Socorro:MigrationPostmortem
Jump to navigation
Jump to search
Schedule / Location / Call Information
- Thursday, 2011-01-27 @ 1:30 pm PST
- Location The Bridge
- 650-903-0800 x92 Conf# 362 (US/INTL)
- 1-800-707-2533 (pin 369) Conf# 362 (US)
- join irc.mozilla.org #socorro for back channel
Overview
- Stability Plan included migration to Phoenix
- Timeline leading up to migration
- Migration checklist
Things that went right
- Teamwork between Dev/IT was the best Laura has seen (anywhere)
- Smoke/load testing gave us a good level of confidence
- Getting configs into puppet
- Instrumentation via nagios/ganglia helped us find problems during tests
- Actual release day went great - total anticlimax
- Having a unified task list with dates leading up to the migration
- Having a checklist and rollback plan on the day
- QA tests on WebUI were passing for days beforehand
Things that went wrong
- HBase data sync not complete and verified until just a few days before the migration
- Various issues through the last week with network configuration issues: Zeus slowness, bonding setup etc.

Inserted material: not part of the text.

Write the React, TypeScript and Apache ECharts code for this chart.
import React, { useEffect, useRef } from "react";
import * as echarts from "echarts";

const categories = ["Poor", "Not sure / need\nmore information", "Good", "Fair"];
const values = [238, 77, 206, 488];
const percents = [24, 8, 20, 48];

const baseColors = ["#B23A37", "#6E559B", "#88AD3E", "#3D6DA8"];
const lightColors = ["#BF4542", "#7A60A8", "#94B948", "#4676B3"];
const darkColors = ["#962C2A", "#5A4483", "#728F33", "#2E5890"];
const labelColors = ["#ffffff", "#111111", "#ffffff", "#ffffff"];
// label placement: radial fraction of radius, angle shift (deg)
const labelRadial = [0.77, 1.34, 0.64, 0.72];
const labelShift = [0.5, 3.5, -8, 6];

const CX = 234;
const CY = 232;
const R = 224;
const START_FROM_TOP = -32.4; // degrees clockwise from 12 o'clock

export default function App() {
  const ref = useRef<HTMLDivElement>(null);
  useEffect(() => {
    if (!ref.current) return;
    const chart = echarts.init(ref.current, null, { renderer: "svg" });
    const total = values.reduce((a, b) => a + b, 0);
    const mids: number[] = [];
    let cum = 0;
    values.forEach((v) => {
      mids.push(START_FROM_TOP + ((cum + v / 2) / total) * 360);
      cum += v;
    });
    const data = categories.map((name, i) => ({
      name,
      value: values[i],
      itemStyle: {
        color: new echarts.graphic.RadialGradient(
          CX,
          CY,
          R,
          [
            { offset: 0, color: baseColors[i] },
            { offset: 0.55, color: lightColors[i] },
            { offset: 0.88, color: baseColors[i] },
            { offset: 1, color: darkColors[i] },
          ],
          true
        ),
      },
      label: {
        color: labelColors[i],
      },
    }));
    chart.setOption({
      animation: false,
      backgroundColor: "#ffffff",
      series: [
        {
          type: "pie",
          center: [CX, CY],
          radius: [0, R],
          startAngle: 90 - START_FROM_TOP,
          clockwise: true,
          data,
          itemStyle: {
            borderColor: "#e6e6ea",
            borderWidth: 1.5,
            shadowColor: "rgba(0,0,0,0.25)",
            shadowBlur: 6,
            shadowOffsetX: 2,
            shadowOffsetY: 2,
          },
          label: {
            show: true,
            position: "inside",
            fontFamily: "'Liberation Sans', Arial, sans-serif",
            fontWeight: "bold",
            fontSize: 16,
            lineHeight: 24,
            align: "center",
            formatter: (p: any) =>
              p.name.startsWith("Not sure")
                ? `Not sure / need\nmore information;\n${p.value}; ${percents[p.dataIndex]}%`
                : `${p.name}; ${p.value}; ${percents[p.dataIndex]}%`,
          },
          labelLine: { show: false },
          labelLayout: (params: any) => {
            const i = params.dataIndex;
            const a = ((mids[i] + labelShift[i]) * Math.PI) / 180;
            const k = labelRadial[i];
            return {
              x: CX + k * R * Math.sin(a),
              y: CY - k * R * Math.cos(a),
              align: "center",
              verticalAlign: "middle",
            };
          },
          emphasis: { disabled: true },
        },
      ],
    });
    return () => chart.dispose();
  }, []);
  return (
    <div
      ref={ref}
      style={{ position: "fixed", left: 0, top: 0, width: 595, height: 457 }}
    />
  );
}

- Getting backlog in was going to take a long time. We corrected our approach on Sunday night (and finished back processing before Monday a.m.), but we should have acted on this earlier.
- Difficulties getting correct ADUS due to an unrelated problem with Vertica; poor timing here (SJC was broken in the same way as PHX)
- Missed a cron job despite multiple audits (signatureProductDims)
- Upgrade to RHEL6 coincided with hardware/software architecture change.
- Checklist could have been followed more closely
Suggested Improvements
- Better communication with Netops:
- get a unified list of requested changes in order before requesting change
- get notice of concurrent changes in the network environment
- Better communication to groups outside release-drivers. Actions bug 628318:
- Get Socorro on status.mozilla.org
- Set up a Socorro specific blog for maintenance/downtime information
- devs and ops have different bugzilla workflow (discussion versus unit-of-work action)
- file ops bugs as clear action items, spun off from dev bug or tracking bug
- need more insight into network/systems changes
- cannot keep everyone apprised of every change
- maybe better tools can help here
- cannot keep everyone apprised of every change
- Need better coordination of all staff with timeline
- Need better tools than bugzilla + google spreadsheets -- a professional project management tool is called for
- Mozilla is aware of and working on this, agreement that Bugzilla is not ideal
- Need to have a manager in charge for every day of the timeline, even when people are on vacation
- If we ever have a project this big again, consider hiring a professional project manager consultant.
- Need better tools than bugzilla + google spreadsheets -- a professional project management tool is called for
Actions
- xstevens to publicize MapReduce Backup job (alternative to distcp)
- cshields to publicize network problems (esp. broadcomm driver bug)
- netops to run a training session on next onsite